### [Instruction]
Report the count of lines holding "that" in the records, with no other words.

### [Extracted material]
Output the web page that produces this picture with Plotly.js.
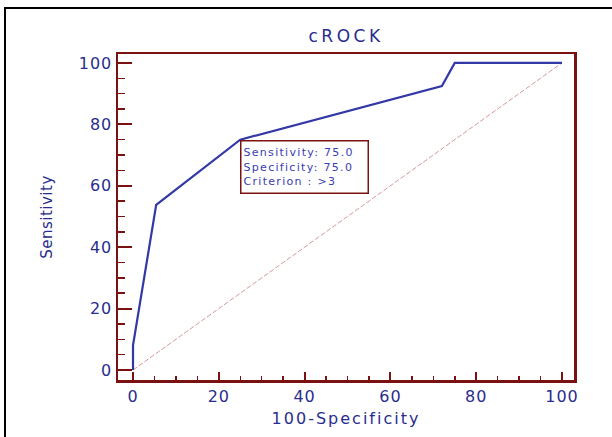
<!DOCTYPE html>
<html>
<head>
<meta charset="utf-8">
<script src="https://cdn.plot.ly/plotly-3.0.1.min.js"></script>
<style>
  html, body { margin: 0; padding: 0; background: #fff; }
  #wrap { position: relative; width: 612px; height: 437px; overflow: hidden; }
  #chart { position: absolute; left: 0; top: 0; width: 612px; height: 437px; }
  #frame { position: absolute; left: 4px; top: 7px; width: 700px; height: 500px;
           border-left: 2.5px solid #000; border-top: 2.5px solid #000; pointer-events: none; }
  #chart .gtitle { letter-spacing: 3.5px; }
  #chart .xtitle { letter-spacing: 2px; }
  #chart .ytitle { letter-spacing: 0.5px; }
  #chart .xtick text, #chart .ytick text { letter-spacing: 1px; }
  #chart .annotation-text { letter-spacing: 1.3px; }
</style>
</head>
<body>
<div id="wrap">
  <div id="chart"></div>
  <div id="frame"></div>
</div>
<script>
// ROC curve data (100-Specificity, Sensitivity)
const fpr = [0, 0, 5.4, 25, 72, 75, 100];
const tpr = [0, 8, 53.8, 75, 92.5, 100, 100];
// Reference diagonal
const diagX = [0, 100];
const diagY = [0, 100];
const titleText = "cROCK";
const xLabel = "100-Specificity";
const yLabel = "Sensitivity";
const tickVals = [0, 20, 40, 60, 80, 100];
const criterionLines = ["Sensitivity: 75.0", "Specificity: 75.0", "Criterion : >3"];
const criterionPoint = [25, 75];

const axisColor = "#7b1212";
const textBlue = "#2a2d8e";
const fontFam = "DejaVu Sans, Arial, sans-serif";

const traces = [
  {
    x: diagX, y: diagY, mode: "lines", type: "scatter",
    line: { color: "#d39a9a", width: 1, dash: "5px,2px" },
    hoverinfo: "skip"
  },
  {
    x: fpr, y: tpr, mode: "lines", type: "scatter",
    line: { color: "#3338a6", width: 2.2 }
  }
];

const axisCommon = {
  showgrid: false, zeroline: false,
  showline: true, linecolor: axisColor, linewidth: 2.5, mirror: true,
  ticks: "inside", tickcolor: axisColor, tickwidth: 2,
  tickvals: tickVals,
  tickfont: { family: fontFam, size: 16, color: textBlue },
  minor: { ticks: "inside", dtick: 5, tickcolor: axisColor, tickwidth: 1.5, showgrid: false }
};

const layout = {
  width: 612, height: 437,
  margin: { l: 118, r: 38, t: 54, b: 57 },
  paper_bgcolor: "rgba(0,0,0,0)",
  plot_bgcolor: "#fff",
  showlegend: false,
  title: { text: titleText, font: { family: fontFam, size: 17, color: textBlue },
           xref: "paper", x: 0.5, xanchor: "center", yref: "container", y: 1 - 36/437, yanchor: "middle" },
  xaxis: Object.assign({}, axisCommon, {
    range: [-3.5, 102.8], ticklen: 8,
    minor: Object.assign({}, axisCommon.minor, { ticklen: 4 }),
    title: { text: xLabel, font: { family: fontFam, size: 16, color: textBlue }, standoff: 8 }
  }),
  yaxis: Object.assign({}, axisCommon, {
    range: [-3.26, 102.9], ticklen: 14,
    minor: Object.assign({}, axisCommon.minor, { ticklen: 7 }),
    title: { text: yLabel, font: { family: fontFam, size: 15, color: textBlue }, standoff: 26 }
  }),
  annotations: [{
    x: criterionPoint[0], y: criterionPoint[1], xref: "x", yref: "y",
    xanchor: "left", yanchor: "top", showarrow: false,
    text: criterionLines.join("<br>"), align: "left",
    font: { family: fontFam, size: 11, color: "#3a3db0" },
    bgcolor: "#fff", bordercolor: axisColor, borderwidth: 1.5, borderpad: 2,
    width: 122, height: 47
  }]
};

Plotly.newPlot("chart", traces, layout, { displayModeBar: false, staticPlot: true });
</script>
</body>
</html>
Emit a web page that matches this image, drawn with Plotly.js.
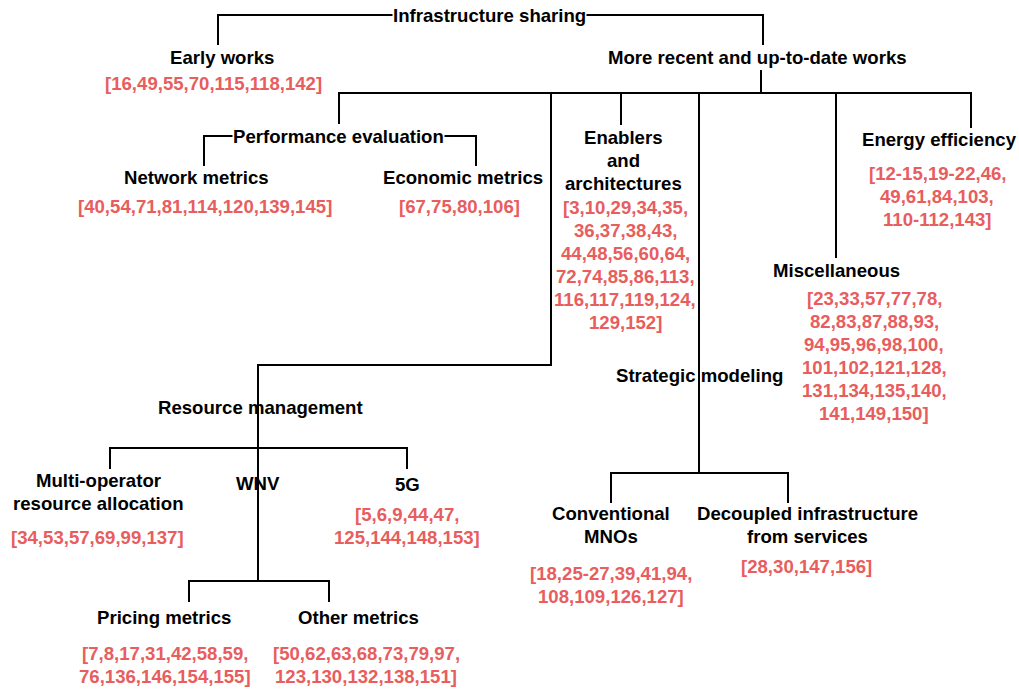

### [Task output]
2